As advanced manufacturing hardware and software, including 3D-printing related platforms, have continued to rapidly improve, the development of highly biofunctional materials, compatible with these advanced manufacturing platforms, generally has not. Additionally, due to the economics and logistics of healthcare, as well as substantial regulatory requirements, any new technology that is developed and deployed must satisfy additional criteria related to cost, quality, scalability, and overall manufacturability - ideally being relevant for both mass- and point-of-care manufacturing. In this presentation, Dimension Inx’s advanced biomaterial technology platform, 3D-Paints and 3D-Painting, will be discussed, with particular focus given to the highly osteoregenerative 3D-Painted material, Hyperelastic Bone, its development, use, and upcoming translation to clinical use in the form of mass-manufactured, 3D-printed devices.
3D-Painting is a distinct, materials-centric advanced manufacturing technology that permits nearly any material, from biological tissues to ceramics, metals, alloys, and more to be 3D-printed via simple, rapid room-temperature extrusion without the need for support materials, support baths, powder-beds, resin baths, cross-linking, or curing. All 3D-Paints are co-3D-printing compatible with each (multi-material fabrication) and may even mixed or blended prior to or during 3D-printing to create compound 3D-paints. Although many hundreds of 3D-Paints have been developed to date, the highly osteoconductive Hyperelastic Bone (HB) for maxillofacial repair. HB is a 90% calcium phosphate ceramic that, despite its composition, is highly surgically friendly, capable of being easily cut and press fit into defects, as well as, in the case of thin sheets, folded and contoured to complex surface defects.

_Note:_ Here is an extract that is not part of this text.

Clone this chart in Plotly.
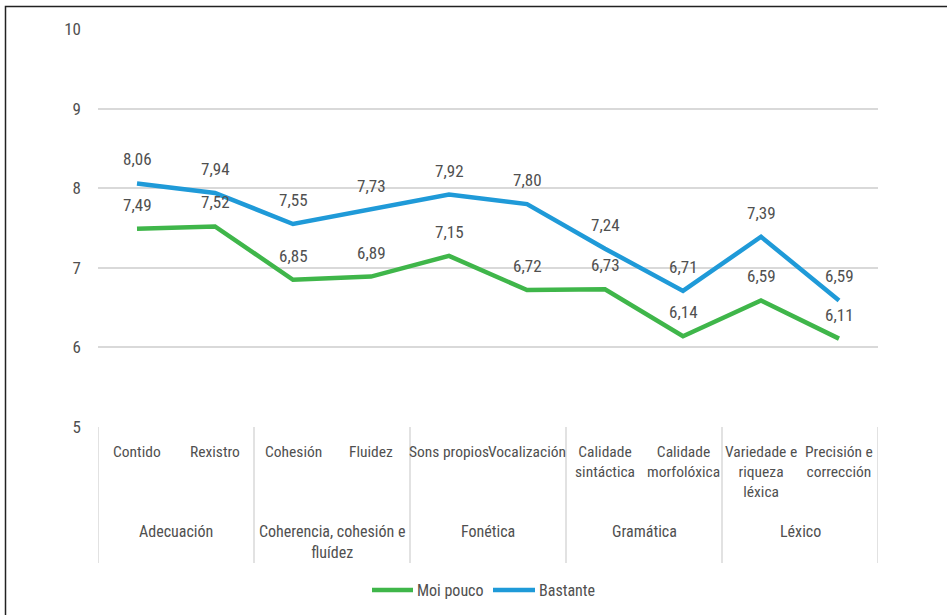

It is highly absorbent and wicking, which assists in the rapid integration and vascularization of the material with surrounding biological tissues.
In this presentation, the 3D-Paint and 3D-Painting approach will be summarized along with a selection of Hyperelastic Bone in vivo implant results, including those from rat and Rhesus macaque calvarial defects, among others. Additionally, quality manufacturing of mass-produced off-the-shelf, 3D-printed HB structures will be discussed, along with experiences and learning from moving the technology from the laboratory to scaled, quality-controlled manufacturing in preparation for clinical maxillofacial repair and reconstructions applications.